Task to complete - Write every line out verbatim and omit the pictures.

Dataset content -
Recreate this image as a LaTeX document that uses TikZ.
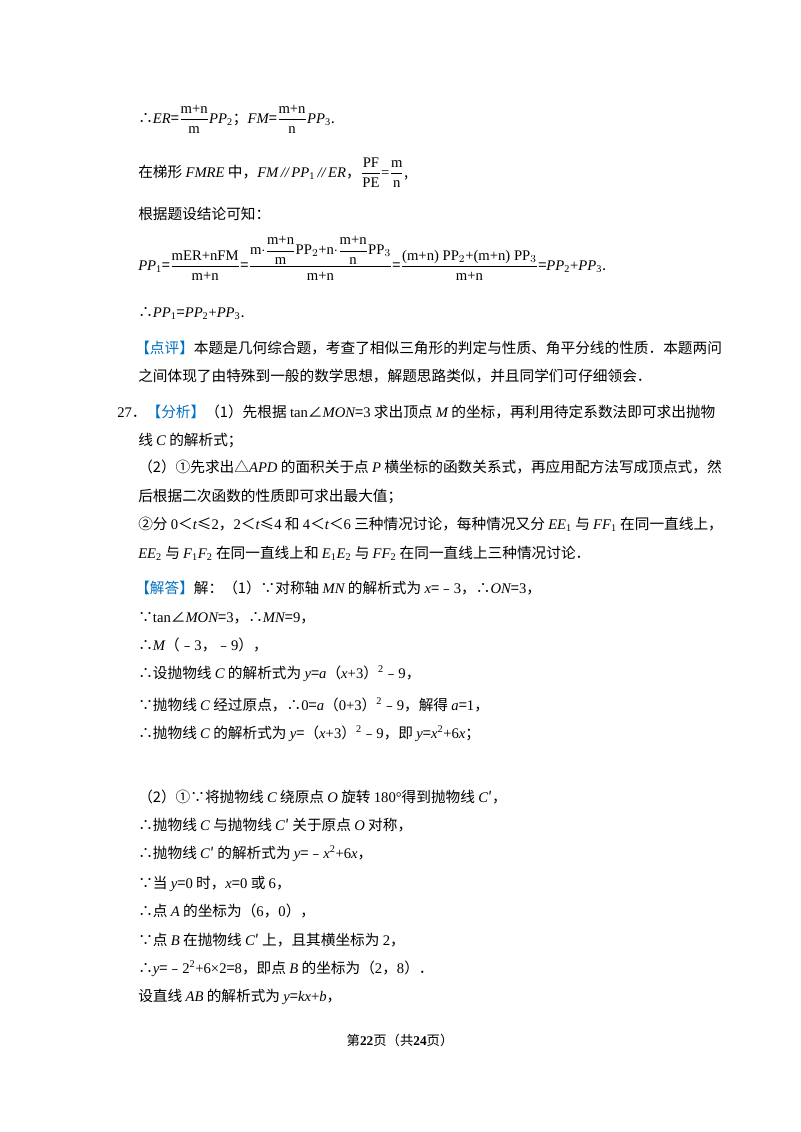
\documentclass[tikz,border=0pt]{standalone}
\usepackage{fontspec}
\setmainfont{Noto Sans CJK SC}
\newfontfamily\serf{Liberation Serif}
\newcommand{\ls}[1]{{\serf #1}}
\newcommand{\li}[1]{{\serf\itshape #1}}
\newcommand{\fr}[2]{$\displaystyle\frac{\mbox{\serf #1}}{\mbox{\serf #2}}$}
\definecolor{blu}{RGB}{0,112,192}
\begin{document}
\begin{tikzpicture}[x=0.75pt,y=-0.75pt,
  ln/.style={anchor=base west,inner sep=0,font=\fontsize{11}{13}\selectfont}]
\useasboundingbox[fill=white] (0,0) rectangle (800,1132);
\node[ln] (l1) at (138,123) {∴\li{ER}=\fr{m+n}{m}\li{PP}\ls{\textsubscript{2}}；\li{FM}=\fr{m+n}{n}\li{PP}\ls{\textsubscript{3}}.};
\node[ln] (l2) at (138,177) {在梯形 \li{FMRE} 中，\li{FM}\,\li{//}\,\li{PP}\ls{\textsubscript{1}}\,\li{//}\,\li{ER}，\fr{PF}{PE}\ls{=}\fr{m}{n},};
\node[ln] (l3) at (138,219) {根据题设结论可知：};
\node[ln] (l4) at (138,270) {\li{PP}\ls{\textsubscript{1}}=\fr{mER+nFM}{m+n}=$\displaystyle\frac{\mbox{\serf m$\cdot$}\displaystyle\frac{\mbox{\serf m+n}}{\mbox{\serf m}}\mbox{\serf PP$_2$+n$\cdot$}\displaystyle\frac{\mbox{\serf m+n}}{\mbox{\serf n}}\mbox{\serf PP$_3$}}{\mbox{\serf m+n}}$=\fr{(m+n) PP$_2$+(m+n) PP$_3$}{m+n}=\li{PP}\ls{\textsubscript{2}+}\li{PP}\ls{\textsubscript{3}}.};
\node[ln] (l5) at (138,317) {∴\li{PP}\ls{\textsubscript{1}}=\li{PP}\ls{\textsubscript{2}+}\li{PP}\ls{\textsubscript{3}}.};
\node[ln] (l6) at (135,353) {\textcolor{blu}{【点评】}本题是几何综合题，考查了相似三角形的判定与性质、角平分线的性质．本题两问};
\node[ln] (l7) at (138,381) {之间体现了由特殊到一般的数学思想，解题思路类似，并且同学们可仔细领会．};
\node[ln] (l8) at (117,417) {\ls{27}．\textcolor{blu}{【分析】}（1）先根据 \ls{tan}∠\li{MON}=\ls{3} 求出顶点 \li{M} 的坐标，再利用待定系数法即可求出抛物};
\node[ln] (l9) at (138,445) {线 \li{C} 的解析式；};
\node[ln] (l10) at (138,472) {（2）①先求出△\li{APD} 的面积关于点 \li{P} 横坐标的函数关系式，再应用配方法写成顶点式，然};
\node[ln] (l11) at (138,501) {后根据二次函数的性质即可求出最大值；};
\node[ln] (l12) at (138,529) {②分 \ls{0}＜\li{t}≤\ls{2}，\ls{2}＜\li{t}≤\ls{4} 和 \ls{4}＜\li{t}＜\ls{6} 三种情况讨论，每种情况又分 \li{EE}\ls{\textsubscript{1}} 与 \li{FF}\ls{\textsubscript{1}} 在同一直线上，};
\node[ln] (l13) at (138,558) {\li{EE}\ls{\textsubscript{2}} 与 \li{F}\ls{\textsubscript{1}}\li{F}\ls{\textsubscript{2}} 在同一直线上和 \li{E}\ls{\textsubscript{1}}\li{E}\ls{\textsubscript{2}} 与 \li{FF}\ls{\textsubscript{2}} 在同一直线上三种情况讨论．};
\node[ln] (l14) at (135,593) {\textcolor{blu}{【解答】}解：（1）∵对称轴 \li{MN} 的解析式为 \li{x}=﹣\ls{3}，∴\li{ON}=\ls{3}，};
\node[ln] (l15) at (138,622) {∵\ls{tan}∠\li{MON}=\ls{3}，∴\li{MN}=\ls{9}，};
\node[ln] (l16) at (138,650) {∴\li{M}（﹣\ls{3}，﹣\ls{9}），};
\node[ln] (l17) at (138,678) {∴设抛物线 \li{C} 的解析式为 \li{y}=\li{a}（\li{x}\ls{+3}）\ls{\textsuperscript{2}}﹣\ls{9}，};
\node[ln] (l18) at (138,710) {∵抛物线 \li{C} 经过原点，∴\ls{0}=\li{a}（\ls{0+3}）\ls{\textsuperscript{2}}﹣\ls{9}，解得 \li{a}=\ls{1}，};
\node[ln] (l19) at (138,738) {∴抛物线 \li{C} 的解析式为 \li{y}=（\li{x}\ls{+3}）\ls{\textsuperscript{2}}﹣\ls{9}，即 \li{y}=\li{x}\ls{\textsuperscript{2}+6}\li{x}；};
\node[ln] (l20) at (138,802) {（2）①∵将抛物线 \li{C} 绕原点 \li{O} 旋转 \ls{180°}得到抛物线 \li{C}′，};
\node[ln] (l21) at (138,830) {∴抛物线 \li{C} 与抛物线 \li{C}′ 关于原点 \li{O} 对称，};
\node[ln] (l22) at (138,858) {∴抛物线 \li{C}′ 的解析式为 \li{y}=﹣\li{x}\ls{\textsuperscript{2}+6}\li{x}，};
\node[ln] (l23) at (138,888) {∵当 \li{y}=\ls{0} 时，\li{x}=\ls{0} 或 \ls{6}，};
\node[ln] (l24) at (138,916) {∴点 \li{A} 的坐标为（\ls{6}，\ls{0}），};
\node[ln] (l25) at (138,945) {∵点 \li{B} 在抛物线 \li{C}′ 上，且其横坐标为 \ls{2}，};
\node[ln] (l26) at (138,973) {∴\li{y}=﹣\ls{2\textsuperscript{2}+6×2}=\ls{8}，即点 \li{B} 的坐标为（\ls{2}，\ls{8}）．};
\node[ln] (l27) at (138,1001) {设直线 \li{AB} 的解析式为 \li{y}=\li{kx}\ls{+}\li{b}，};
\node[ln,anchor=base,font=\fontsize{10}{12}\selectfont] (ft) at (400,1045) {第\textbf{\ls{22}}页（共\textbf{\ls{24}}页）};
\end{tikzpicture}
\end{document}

Written answer -
Recreate this image as a LaTeX document that uses TikZ.
\documentclass[tikz,border=0pt]{standalone}
\usepackage{fontspec}
\setmainfont{Noto Sans CJK SC}
\newfontfamily\serf{Liberation Serif}
\newcommand{\ls}[1]{{\serf #1}}
\newcommand{\li}[1]{{\serf\itshape #1}}
\newcommand{\fr}[2]{$\displaystyle\frac{\mbox{\serf #1}}{\mbox{\serf #2}}$}
\definecolor{blu}{RGB}{0,112,192}
\begin{document}
\begin{tikzpicture}[x=0.75pt,y=-0.75pt,
  ln/.style={anchor=base west,inner sep=0,font=\fontsize{11}{13}\selectfont}]
\useasboundingbox[fill=white] (0,0) rectangle (800,1132);
\node[ln] (l1) at (138,123) {∴\li{ER}=\fr{m+n}{m}\li{PP}\ls{\textsubscript{2}}；\li{FM}=\fr{m+n}{n}\li{PP}\ls{\textsubscript{3}}.};
\node[ln] (l2) at (138,177) {在梯形 \li{FMRE} 中，\li{FM}\,\li{//}\,\li{PP}\ls{\textsubscript{1}}\,\li{//}\,\li{ER}，\fr{PF}{PE}\ls{=}\fr{m}{n},};
\node[ln] (l3) at (138,219) {根据题设结论可知：};
\node[ln] (l4) at (138,270) {\li{PP}\ls{\textsubscript{1}}=\fr{mER+nFM}{m+n}=$\displaystyle\frac{\mbox{\serf m$\cdot$}\displaystyle\frac{\mbox{\serf m+n}}{\mbox{\serf m}}\mbox{\serf PP$_2$+n$\cdot$}\displaystyle\frac{\mbox{\serf m+n}}{\mbox{\serf n}}\mbox{\serf PP$_3$}}{\mbox{\serf m+n}}$=\fr{(m+n) PP$_2$+(m+n) PP$_3$}{m+n}=\li{PP}\ls{\textsubscript{2}+}\li{PP}\ls{\textsubscript{3}}.};
\node[ln] (l5) at (138,317) {∴\li{PP}\ls{\textsubscript{1}}=\li{PP}\ls{\textsubscript{2}+}\li{PP}\ls{\textsubscript{3}}.};
\node[ln] (l6) at (135,353) {\textcolor{blu}{【点评】}本题是几何综合题，考查了相似三角形的判定与性质、角平分线的性质．本题两问};
\node[ln] (l7) at (138,381) {之间体现了由特殊到一般的数学思想，解题思路类似，并且同学们可仔细领会．};
\node[ln] (l8) at (117,417) {\ls{27}．\textcolor{blu}{【分析】}（1）先根据 \ls{tan}∠\li{MON}=\ls{3} 求出顶点 \li{M} 的坐标，再利用待定系数法即可求出抛物};
\node[ln] (l9) at (138,445) {线 \li{C} 的解析式；};
\node[ln] (l10) at (138,472) {（2）①先求出△\li{APD} 的面积关于点 \li{P} 横坐标的函数关系式，再应用配方法写成顶点式，然};
\node[ln] (l11) at (138,501) {后根据二次函数的性质即可求出最大值；};
\node[ln] (l12) at (138,529) {②分 \ls{0}＜\li{t}≤\ls{2}，\ls{2}＜\li{t}≤\ls{4} 和 \ls{4}＜\li{t}＜\ls{6} 三种情况讨论，每种情况又分 \li{EE}\ls{\textsubscript{1}} 与 \li{FF}\ls{\textsubscript{1}} 在同一直线上，};
\node[ln] (l13) at (138,558) {\li{EE}\ls{\textsubscript{2}} 与 \li{F}\ls{\textsubscript{1}}\li{F}\ls{\textsubscript{2}} 在同一直线上和 \li{E}\ls{\textsubscript{1}}\li{E}\ls{\textsubscript{2}} 与 \li{FF}\ls{\textsubscript{2}} 在同一直线上三种情况讨论．};
\node[ln] (l14) at (135,593) {\textcolor{blu}{【解答】}解：（1）∵对称轴 \li{MN} 的解析式为 \li{x}=﹣\ls{3}，∴\li{ON}=\ls{3}，};
\node[ln] (l15) at (138,622) {∵\ls{tan}∠\li{MON}=\ls{3}，∴\li{MN}=\ls{9}，};
\node[ln] (l16) at (138,650) {∴\li{M}（﹣\ls{3}，﹣\ls{9}），};
\node[ln] (l17) at (138,678) {∴设抛物线 \li{C} 的解析式为 \li{y}=\li{a}（\li{x}\ls{+3}）\ls{\textsuperscript{2}}﹣\ls{9}，};
\node[ln] (l18) at (138,710) {∵抛物线 \li{C} 经过原点，∴\ls{0}=\li{a}（\ls{0+3}）\ls{\textsuperscript{2}}﹣\ls{9}，解得 \li{a}=\ls{1}，};
\node[ln] (l19) at (138,738) {∴抛物线 \li{C} 的解析式为 \li{y}=（\li{x}\ls{+3}）\ls{\textsuperscript{2}}﹣\ls{9}，即 \li{y}=\li{x}\ls{\textsuperscript{2}+6}\li{x}；};
\node[ln] (l20) at (138,802) {（2）①∵将抛物线 \li{C} 绕原点 \li{O} 旋转 \ls{180°}得到抛物线 \li{C}′，};
\node[ln] (l21) at (138,830) {∴抛物线 \li{C} 与抛物线 \li{C}′ 关于原点 \li{O} 对称，};
\node[ln] (l22) at (138,858) {∴抛物线 \li{C}′ 的解析式为 \li{y}=﹣\li{x}\ls{\textsuperscript{2}+6}\li{x}，};
\node[ln] (l23) at (138,888) {∵当 \li{y}=\ls{0} 时，\li{x}=\ls{0} 或 \ls{6}，};
\node[ln] (l24) at (138,916) {∴点 \li{A} 的坐标为（\ls{6}，\ls{0}），};
\node[ln] (l25) at (138,945) {∵点 \li{B} 在抛物线 \li{C}′ 上，且其横坐标为 \ls{2}，};
\node[ln] (l26) at (138,973) {∴\li{y}=﹣\ls{2\textsuperscript{2}+6×2}=\ls{8}，即点 \li{B} 的坐标为（\ls{2}，\ls{8}）．};
\node[ln] (l27) at (138,1001) {设直线 \li{AB} 的解析式为 \li{y}=\li{kx}\ls{+}\li{b}，};
\node[ln,anchor=base,font=\fontsize{10}{12}\selectfont] (ft) at (400,1045) {第\textbf{\ls{22}}页（共\textbf{\ls{24}}页）};
\end{tikzpicture}
\end{document}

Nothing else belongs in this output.